- The Washington Times - Monday, February 20, 2006

An investigation by the U.S. Department of Labor has found voting irregularities in the first Washington Teachers Union election since an embezzlement scandal landed its former president in prison.

The Labor Department says the 4,500-member union should be forced to hold a new election under the supervision of the federal government, according to a lawsuit it filed against the union in U.S. District Court last week.

The union “failed to mail a ballot to each member in good standing … denying those members the right to vote,” the department’s complaint states.

In addition, the union allowed ineligible voters to cast ballots, and officials failed to mail election notices to members 15 days before the election as required by federal law, according to the department.

“The violations … may haveaffected the outcome of the defendant’s elections,” the complaint states.

The lawsuit is a troubling development for local union leaders seeking to rebuild the organization’s sullied image after embezzlement scandal stripped the union of local control in 2003.

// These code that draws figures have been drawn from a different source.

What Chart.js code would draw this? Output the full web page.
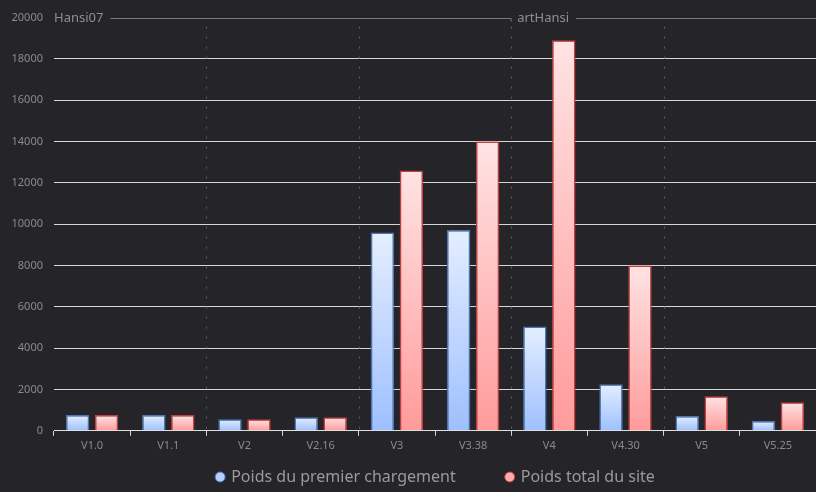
<!DOCTYPE html>
<html lang="fr">
<head>
<meta charset="UTF-8">
<title>Poids du site</title>
<script src="https://cdn.jsdelivr.net/npm/chart.js"></script>
<style>
  html, body { margin: 0; padding: 0; background: #252429; }
  #wrap { width: 816px; height: 492px; }
</style>
</head>
<body>
<div id="wrap"><canvas id="myChart"></canvas></div>
<script>
    // versions du site
    var versions = ['V1.0', 'V1.1', 'V2', 'V2.16', 'V3', 'V3.38', 'V4', 'V4.30', 'V5', 'V5.25'];
    var premierChargement = [770, 770, 565, 660, 9600, 9720, 5050, 2250, 720, 470];
    var poidsTotal = [770, 770, 560, 660, 12600, 14000, 18900, 8000, 1670, 1380];

    // sections en haut du graphique
    var sectionLabels = ['Hansi07', 'artHansi'];
    var sectionStart = [0, 6];
    // lignes pointillees apres ces index
    var dividerAfter = [1, 3, 5, 7];

    var yMax = 20000;
    var yStep = 2000;

    var legendFill = ['#b4d0ff', '#ffaaaa'];
    var legendBorder = ['#4b75b4', '#c63c3c'];

    var FONT = '"Noto Sans", "Open Sans", sans-serif';

    function barGradient(ctx, top, bottom) {
        var chart = ctx.chart;
        if (!chart.scales || !chart.scales.y || ctx.raw === undefined) return bottom;
        var y = chart.scales.y;
        var y0 = y.getPixelForValue(ctx.raw);
        var y1 = y.getPixelForValue(0);
        if (!isFinite(y0) || !isFinite(y1) || y0 === y1) return bottom;
        var g = chart.ctx.createLinearGradient(0, y0, 0, y1);
        g.addColorStop(0, top);
        g.addColorStop(1, bottom);
        return g;
    }

    var sectionsPlugin = {
        id: 'sections',
        beforeDatasetsDraw: function(chart) {
            var ctx = chart.ctx, area = chart.chartArea, x = chart.scales.x;
            ctx.save();
            ctx.strokeStyle = '#5e5e62';
            ctx.lineWidth = 1;
            ctx.setLineDash([2, 8]);
            dividerAfter.forEach(function(i) {
                var px = Math.round((x.getPixelForValue(i) + x.getPixelForValue(i + 1)) / 2) + 0.5;
                ctx.beginPath();
                ctx.moveTo(px, area.top + 9);
                ctx.lineTo(px, area.bottom);
                ctx.stroke();
            });
            ctx.restore();
        },
        afterDraw: function(chart) {
            var ctx = chart.ctx, area = chart.chartArea, x = chart.scales.x;
            var half = (x.getPixelForValue(1) - x.getPixelForValue(0)) / 2;
            var yTop = Math.round(area.top) + 0.5;
            ctx.save();
            ctx.font = '13px ' + FONT;
            ctx.textBaseline = 'middle';
            ctx.fillStyle = '#8e8e92';
            ctx.strokeStyle = '#7a7a7e';
            ctx.lineWidth = 1;
            for (var i = 0; i < sectionLabels.length; i++) {
                var start = x.getPixelForValue(sectionStart[i]) - half;
                var end = i + 1 < sectionLabels.length ? x.getPixelForValue(sectionStart[i + 1]) - half : area.right;
                var tx = start + (i === 0 ? 0 : 6);
                ctx.fillText(sectionLabels[i], tx, yTop);
                var w = ctx.measureText(sectionLabels[i]).width;
                ctx.beginPath();
                ctx.moveTo(tx + w + 7, yTop);
                ctx.lineTo(end, yTop);
                if (i + 1 < sectionLabels.length) ctx.lineTo(end, yTop + 3);
                ctx.stroke();
            }
            ctx.restore();
        }
    };

    // legende dessinee a la main (espacement large entre les items)
    var legendPlugin = {
        id: 'bottomLegend',
        afterDraw: function(chart) {
            var ctx = chart.ctx, area = chart.chartArea;
            var r = 5, gapText = 6, gapItem = 49;
            var y = 477;
            ctx.save();
            ctx.font = '16px ' + FONT;
            ctx.textBaseline = 'middle';
            var widths = chart.data.datasets.map(function(ds) {
                return 2 * r + gapText + ctx.measureText(ds.label).width;
            });
            var total = widths.reduce(function(a, b) { return a + b; }, 0) + gapItem * (widths.length - 1);
            var cx = (area.left + area.right) / 2 - total / 2;
            chart.data.datasets.forEach(function(ds, i) {
                ctx.beginPath();
                ctx.arc(cx + r, y, r, 0, Math.PI * 2);
                ctx.fillStyle = legendFill[i];
                ctx.fill();
                ctx.lineWidth = 1;
                ctx.strokeStyle = legendBorder[i];
                ctx.stroke();
                ctx.fillStyle = '#9a9a9e';
                ctx.fillText(ds.label, cx + 2 * r + gapText, y);
                cx += widths[i] + gapItem;
            });
            ctx.restore();
        }
    };

    new Chart('myChart', {
        type: 'bar',
        data: {
            labels: versions,
            datasets: [{
                label: 'Poids du premier chargement',
                data: premierChargement,
                backgroundColor: function(ctx) { return barGradient(ctx, '#e4eeff', '#9ec0ff'); },
                borderColor: '#4b75b4',
                borderWidth: 1.5,
                borderSkipped: 'bottom',
                categoryPercentage: 0.76,
                barPercentage: 0.81
            }, {
                label: 'Poids total du site',
                data: poidsTotal,
                backgroundColor: function(ctx) { return barGradient(ctx, '#ffe3e3', '#ff9b9b'); },
                borderColor: '#c63c3c',
                borderWidth: 1.5,
                borderSkipped: 'bottom',
                categoryPercentage: 0.76,
                barPercentage: 0.81
            }]
        },
        options: {
            responsive: true,
            maintainAspectRatio: false,
            animation: false,
            layout: { padding: { top: 4, right: 0, left: 0, bottom: 37 } },
            scales: {
                x: {
                    grid: {
                        offset: true,
                        drawOnChartArea: false,
                        drawTicks: true,
                        tickLength: 5,
                        color: '#d8d8d8'
                    },
                    border: { color: '#e0e0e0', width: 1 },
                    ticks: {
                        color: '#8a8a90',
                        padding: 3,
                        font: { family: FONT, size: 11 }
                    }
                },
                y: {
                    min: 0,
                    max: yMax,
                    afterFit: function(scale) { scale.width = 54; },
                    grid: {
                        drawTicks: false,
                        color: function(c) { return c.tick && c.tick.value === yMax ? 'rgba(0,0,0,0)' : '#d6d6d6'; }
                    },
                    border: { display: false },
                    ticks: {
                        stepSize: yStep,
                        padding: 11,
                        color: '#8a8a90',
                        font: { family: FONT, size: 11 },
                        callback: function(v) { return String(v); }
                    }
                }
            },
            plugins: {
                tooltip: { enabled: false },
                legend: { display: false }
            }
        },
        plugins: [sectionsPlugin, legendPlugin]
    });
</script>
</body>
</html>
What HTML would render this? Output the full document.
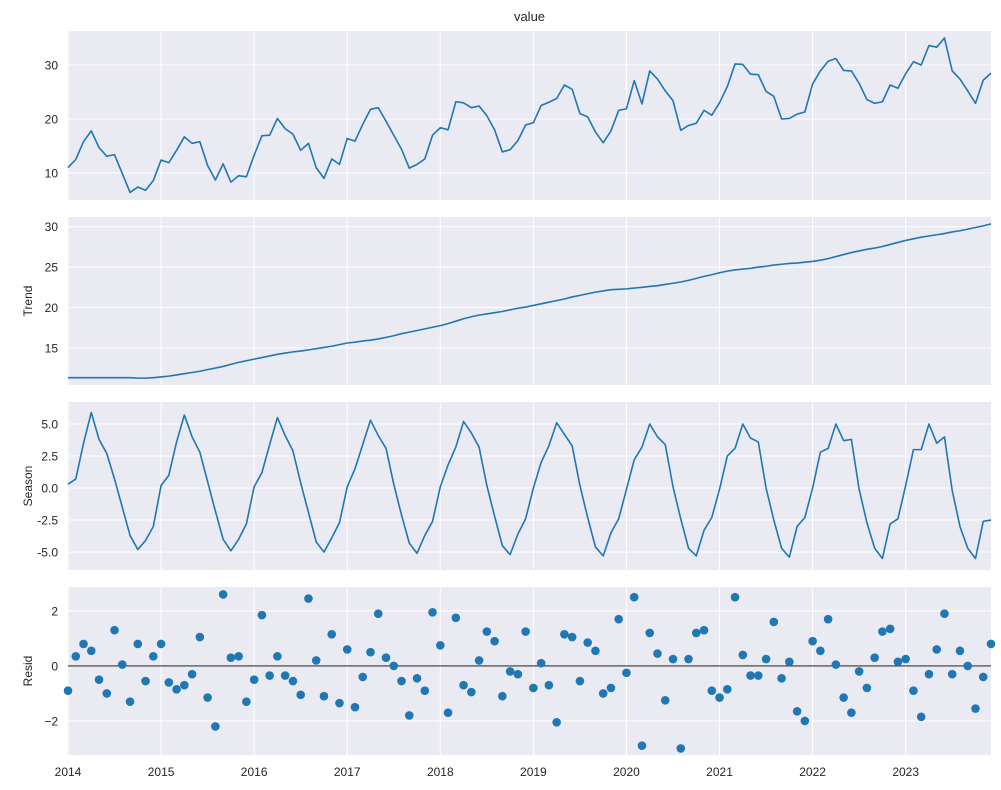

“The Department of Labor did an extensive investigation, and the good news is they found no wrongdoing,” union President George Parker said yesterday. “It boiled down to some inaccuracies on the membership list.”

The elections occurred when the American Federation of Teachers (AFT) controlled the local union, Mr. Parker said.

The AFT took over the local union in January 2003, after top union leaders resigned amid an embezzlement scandal involving millions of dollars in stolen teacher dues.

Former union President Barbara Bullock pleaded guilty to conspiracy and is serving nine years in prison. Former office manager Gwendolyn M. Hemphill and treasurer James O. Baxter were convicted last summer and are awaiting sentencing.

The Labor Department’s complaint does not relate to the embezzlement scandal. Rather, it cites procedural violations of various union election requirements under the federal Labor-Management Reporting and Disclosure Act of 1959.

The Labor Department wants the union to hold new elections for the offices of union president, vice president, secretary, treasurer and several other posts, according to the complaint.

The Labor Department’s investigation stemmed from complaints from four union members, including a candidate for the organization’s presidency.

The Labor Department said it investigated the complaints and found “probable cause” that violations occurred during the union’s Dec. 28, 2004, election and during its Jan. 26, 2005, runoff.

Mr. Parker yesterday called the Labor Department’s lawsuit “a temporary setback in terms of our image.”

“We’re in the process of trying to rebuild the union,” Mr. Parker said. “We’re just going to have to prevail and move on.”

It is not clear whether the Labor Department’s lawsuit will affect the union’s next elections, set for early next year.

“Our attorneys are reviewing the complaint and once we have an opportunity to discuss, we’ll make some decisions,” Mr. Parker said.

“Based on preliminary information, we don’t believe there was anything widespread,” he said.